── Material

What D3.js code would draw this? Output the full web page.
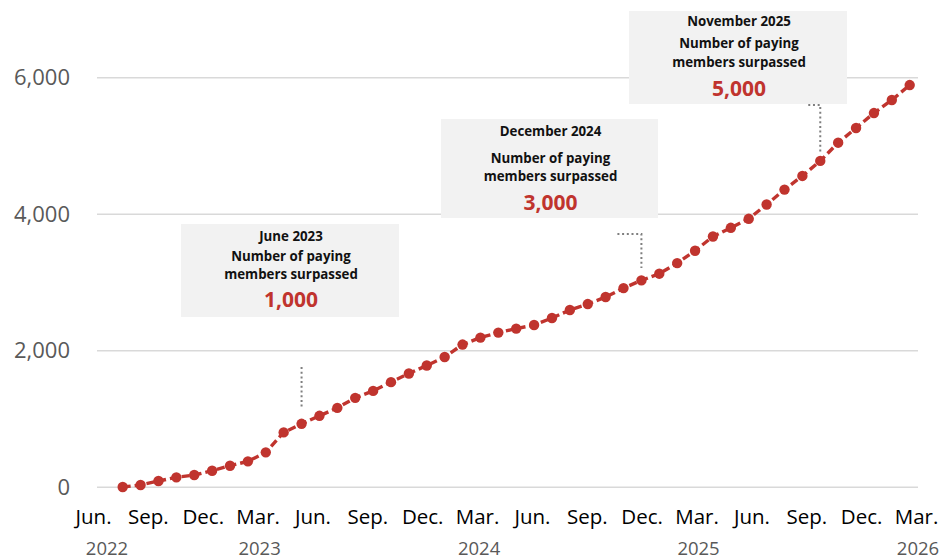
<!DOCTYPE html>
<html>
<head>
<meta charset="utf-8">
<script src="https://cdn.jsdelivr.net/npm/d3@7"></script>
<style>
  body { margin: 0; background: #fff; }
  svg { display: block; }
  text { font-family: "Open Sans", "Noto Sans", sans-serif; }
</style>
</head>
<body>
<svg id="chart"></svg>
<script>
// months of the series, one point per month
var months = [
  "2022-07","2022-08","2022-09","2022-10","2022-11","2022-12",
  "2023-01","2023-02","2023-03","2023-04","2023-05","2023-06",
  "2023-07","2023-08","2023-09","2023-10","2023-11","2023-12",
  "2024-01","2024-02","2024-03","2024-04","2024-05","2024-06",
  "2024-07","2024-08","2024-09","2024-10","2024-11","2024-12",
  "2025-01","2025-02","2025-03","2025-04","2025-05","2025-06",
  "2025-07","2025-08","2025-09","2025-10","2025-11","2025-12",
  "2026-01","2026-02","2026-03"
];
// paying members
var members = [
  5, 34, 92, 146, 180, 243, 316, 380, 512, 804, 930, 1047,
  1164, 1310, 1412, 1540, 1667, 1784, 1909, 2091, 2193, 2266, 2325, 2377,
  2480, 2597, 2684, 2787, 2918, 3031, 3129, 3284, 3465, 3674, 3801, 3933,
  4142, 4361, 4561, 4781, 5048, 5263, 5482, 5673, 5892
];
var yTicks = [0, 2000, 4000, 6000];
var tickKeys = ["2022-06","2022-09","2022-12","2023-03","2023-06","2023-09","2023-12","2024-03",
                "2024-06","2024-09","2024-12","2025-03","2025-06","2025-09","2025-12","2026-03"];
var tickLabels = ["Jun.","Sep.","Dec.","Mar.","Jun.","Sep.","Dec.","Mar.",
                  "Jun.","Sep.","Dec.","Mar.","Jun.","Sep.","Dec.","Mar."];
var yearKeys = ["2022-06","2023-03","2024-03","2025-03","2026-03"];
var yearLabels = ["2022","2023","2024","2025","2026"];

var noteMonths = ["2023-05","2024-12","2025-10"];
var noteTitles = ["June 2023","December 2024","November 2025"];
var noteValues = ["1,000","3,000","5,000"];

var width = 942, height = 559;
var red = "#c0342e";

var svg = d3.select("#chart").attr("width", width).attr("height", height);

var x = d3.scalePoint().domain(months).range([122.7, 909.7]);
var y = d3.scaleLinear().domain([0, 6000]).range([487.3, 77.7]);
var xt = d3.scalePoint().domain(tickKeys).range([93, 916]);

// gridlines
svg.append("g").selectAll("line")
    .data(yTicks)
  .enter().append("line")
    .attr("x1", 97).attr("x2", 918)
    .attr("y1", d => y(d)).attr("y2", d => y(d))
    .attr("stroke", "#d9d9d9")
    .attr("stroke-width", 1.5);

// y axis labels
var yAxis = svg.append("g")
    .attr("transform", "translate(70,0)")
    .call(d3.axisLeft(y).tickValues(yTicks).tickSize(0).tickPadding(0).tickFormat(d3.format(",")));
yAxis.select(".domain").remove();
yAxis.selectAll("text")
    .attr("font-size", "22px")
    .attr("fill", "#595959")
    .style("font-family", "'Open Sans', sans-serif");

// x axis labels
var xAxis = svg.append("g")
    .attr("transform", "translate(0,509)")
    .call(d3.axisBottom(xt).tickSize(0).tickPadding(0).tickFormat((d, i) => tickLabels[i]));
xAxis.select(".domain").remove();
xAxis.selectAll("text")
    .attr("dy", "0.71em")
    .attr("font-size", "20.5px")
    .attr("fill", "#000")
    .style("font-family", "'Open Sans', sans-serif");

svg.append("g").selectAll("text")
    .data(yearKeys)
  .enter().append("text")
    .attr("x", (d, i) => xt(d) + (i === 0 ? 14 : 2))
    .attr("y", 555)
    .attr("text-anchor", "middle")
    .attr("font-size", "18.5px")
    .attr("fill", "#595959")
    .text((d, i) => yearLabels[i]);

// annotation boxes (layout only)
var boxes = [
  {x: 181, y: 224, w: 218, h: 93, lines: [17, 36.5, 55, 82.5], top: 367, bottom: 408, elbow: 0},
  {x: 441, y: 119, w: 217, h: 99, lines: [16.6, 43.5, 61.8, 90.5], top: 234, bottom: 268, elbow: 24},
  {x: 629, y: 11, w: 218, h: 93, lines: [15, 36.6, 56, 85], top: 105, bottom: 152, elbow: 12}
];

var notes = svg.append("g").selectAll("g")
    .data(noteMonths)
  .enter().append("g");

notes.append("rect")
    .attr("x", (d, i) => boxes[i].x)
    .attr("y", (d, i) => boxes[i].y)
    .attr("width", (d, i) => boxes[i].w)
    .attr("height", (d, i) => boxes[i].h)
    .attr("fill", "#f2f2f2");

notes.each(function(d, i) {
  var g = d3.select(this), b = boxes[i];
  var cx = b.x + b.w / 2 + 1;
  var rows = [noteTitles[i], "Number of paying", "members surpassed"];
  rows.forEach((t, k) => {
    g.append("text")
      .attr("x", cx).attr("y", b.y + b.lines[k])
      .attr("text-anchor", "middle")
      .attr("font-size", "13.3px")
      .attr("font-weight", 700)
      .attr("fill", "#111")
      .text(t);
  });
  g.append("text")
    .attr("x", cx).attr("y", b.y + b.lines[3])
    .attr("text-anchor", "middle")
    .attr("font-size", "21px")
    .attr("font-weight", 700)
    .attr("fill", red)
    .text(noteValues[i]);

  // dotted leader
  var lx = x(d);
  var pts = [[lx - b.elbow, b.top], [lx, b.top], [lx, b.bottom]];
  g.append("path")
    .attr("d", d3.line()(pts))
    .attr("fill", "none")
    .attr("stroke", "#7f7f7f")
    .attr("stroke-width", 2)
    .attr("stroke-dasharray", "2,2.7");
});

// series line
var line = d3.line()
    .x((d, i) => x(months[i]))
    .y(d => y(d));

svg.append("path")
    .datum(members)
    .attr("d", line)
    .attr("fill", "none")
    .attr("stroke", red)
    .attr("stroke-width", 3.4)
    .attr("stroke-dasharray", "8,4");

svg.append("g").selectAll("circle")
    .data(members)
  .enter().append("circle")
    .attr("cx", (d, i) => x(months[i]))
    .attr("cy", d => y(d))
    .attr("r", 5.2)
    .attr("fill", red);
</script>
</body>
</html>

────

Copy out the listing exactly as it stands, but not the pictures.

*Task response:*
What D3.js code would draw this? Output the full web page.
<!DOCTYPE html>
<html>
<head>
<meta charset="utf-8">
<script src="https://cdn.jsdelivr.net/npm/d3@7"></script>
<style>
  body { margin: 0; background: #fff; }
  svg { display: block; }
  text { font-family: "Open Sans", "Noto Sans", sans-serif; }
</style>
</head>
<body>
<svg id="chart"></svg>
<script>
// months of the series, one point per month
var months = [
  "2022-07","2022-08","2022-09","2022-10","2022-11","2022-12",
  "2023-01","2023-02","2023-03","2023-04","2023-05","2023-06",
  "2023-07","2023-08","2023-09","2023-10","2023-11","2023-12",
  "2024-01","2024-02","2024-03","2024-04","2024-05","2024-06",
  "2024-07","2024-08","2024-09","2024-10","2024-11","2024-12",
  "2025-01","2025-02","2025-03","2025-04","2025-05","2025-06",
  "2025-07","2025-08","2025-09","2025-10","2025-11","2025-12",
  "2026-01","2026-02","2026-03"
];
// paying members
var members = [
  5, 34, 92, 146, 180, 243, 316, 380, 512, 804, 930, 1047,
  1164, 1310, 1412, 1540, 1667, 1784, 1909, 2091, 2193, 2266, 2325, 2377,
  2480, 2597, 2684, 2787, 2918, 3031, 3129, 3284, 3465, 3674, 3801, 3933,
  4142, 4361, 4561, 4781, 5048, 5263, 5482, 5673, 5892
];
var yTicks = [0, 2000, 4000, 6000];
var tickKeys = ["2022-06","2022-09","2022-12","2023-03","2023-06","2023-09","2023-12","2024-03",
                "2024-06","2024-09","2024-12","2025-03","2025-06","2025-09","2025-12","2026-03"];
var tickLabels = ["Jun.","Sep.","Dec.","Mar.","Jun.","Sep.","Dec.","Mar.",
                  "Jun.","Sep.","Dec.","Mar.","Jun.","Sep.","Dec.","Mar."];
var yearKeys = ["2022-06","2023-03","2024-03","2025-03","2026-03"];
var yearLabels = ["2022","2023","2024","2025","2026"];

var noteMonths = ["2023-05","2024-12","2025-10"];
var noteTitles = ["June 2023","December 2024","November 2025"];
var noteValues = ["1,000","3,000","5,000"];

var width = 942, height = 559;
var red = "#c0342e";

var svg = d3.select("#chart").attr("width", width).attr("height", height);

var x = d3.scalePoint().domain(months).range([122.7, 909.7]);
var y = d3.scaleLinear().domain([0, 6000]).range([487.3, 77.7]);
var xt = d3.scalePoint().domain(tickKeys).range([93, 916]);

// gridlines
svg.append("g").selectAll("line")
    .data(yTicks)
  .enter().append("line")
    .attr("x1", 97).attr("x2", 918)
    .attr("y1", d => y(d)).attr("y2", d => y(d))
    .attr("stroke", "#d9d9d9")
    .attr("stroke-width", 1.5);

// y axis labels
var yAxis = svg.append("g")
    .attr("transform", "translate(70,0)")
    .call(d3.axisLeft(y).tickValues(yTicks).tickSize(0).tickPadding(0).tickFormat(d3.format(",")));
yAxis.select(".domain").remove();
yAxis.selectAll("text")
    .attr("font-size", "22px")
    .attr("fill", "#595959")
    .style("font-family", "'Open Sans', sans-serif");

// x axis labels
var xAxis = svg.append("g")
    .attr("transform", "translate(0,509)")
    .call(d3.axisBottom(xt).tickSize(0).tickPadding(0).tickFormat((d, i) => tickLabels[i]));
xAxis.select(".domain").remove();
xAxis.selectAll("text")
    .attr("dy", "0.71em")
    .attr("font-size", "20.5px")
    .attr("fill", "#000")
    .style("font-family", "'Open Sans', sans-serif");

svg.append("g").selectAll("text")
    .data(yearKeys)
  .enter().append("text")
    .attr("x", (d, i) => xt(d) + (i === 0 ? 14 : 2))
    .attr("y", 555)
    .attr("text-anchor", "middle")
    .attr("font-size", "18.5px")
    .attr("fill", "#595959")
    .text((d, i) => yearLabels[i]);

// annotation boxes (layout only)
var boxes = [
  {x: 181, y: 224, w: 218, h: 93, lines: [17, 36.5, 55, 82.5], top: 367, bottom: 408, elbow: 0},
  {x: 441, y: 119, w: 217, h: 99, lines: [16.6, 43.5, 61.8, 90.5], top: 234, bottom: 268, elbow: 24},
  {x: 629, y: 11, w: 218, h: 93, lines: [15, 36.6, 56, 85], top: 105, bottom: 152, elbow: 12}
];

var notes = svg.append("g").selectAll("g")
    .data(noteMonths)
  .enter().append("g");

notes.append("rect")
    .attr("x", (d, i) => boxes[i].x)
    .attr("y", (d, i) => boxes[i].y)
    .attr("width", (d, i) => boxes[i].w)
    .attr("height", (d, i) => boxes[i].h)
    .attr("fill", "#f2f2f2");

notes.each(function(d, i) {
  var g = d3.select(this), b = boxes[i];
  var cx = b.x + b.w / 2 + 1;
  var rows = [noteTitles[i], "Number of paying", "members surpassed"];
  rows.forEach((t, k) => {
    g.append("text")
      .attr("x", cx).attr("y", b.y + b.lines[k])
      .attr("text-anchor", "middle")
      .attr("font-size", "13.3px")
      .attr("font-weight", 700)
      .attr("fill", "#111")
      .text(t);
  });
  g.append("text")
    .attr("x", cx).attr("y", b.y + b.lines[3])
    .attr("text-anchor", "middle")
    .attr("font-size", "21px")
    .attr("font-weight", 700)
    .attr("fill", red)
    .text(noteValues[i]);

  // dotted leader
  var lx = x(d);
  var pts = [[lx - b.elbow, b.top], [lx, b.top], [lx, b.bottom]];
  g.append("path")
    .attr("d", d3.line()(pts))
    .attr("fill", "none")
    .attr("stroke", "#7f7f7f")
    .attr("stroke-width", 2)
    .attr("stroke-dasharray", "2,2.7");
});

// series line
var line = d3.line()
    .x((d, i) => x(months[i]))
    .y(d => y(d));

svg.append("path")
    .datum(members)
    .attr("d", line)
    .attr("fill", "none")
    .attr("stroke", red)
    .attr("stroke-width", 3.4)
    .attr("stroke-dasharray", "8,4");

svg.append("g").selectAll("circle")
    .data(members)
  .enter().append("circle")
    .attr("cx", (d, i) => x(months[i]))
    .attr("cy", d => y(d))
    .attr("r", 5.2)
    .attr("fill", red);
</script>
</body>
</html>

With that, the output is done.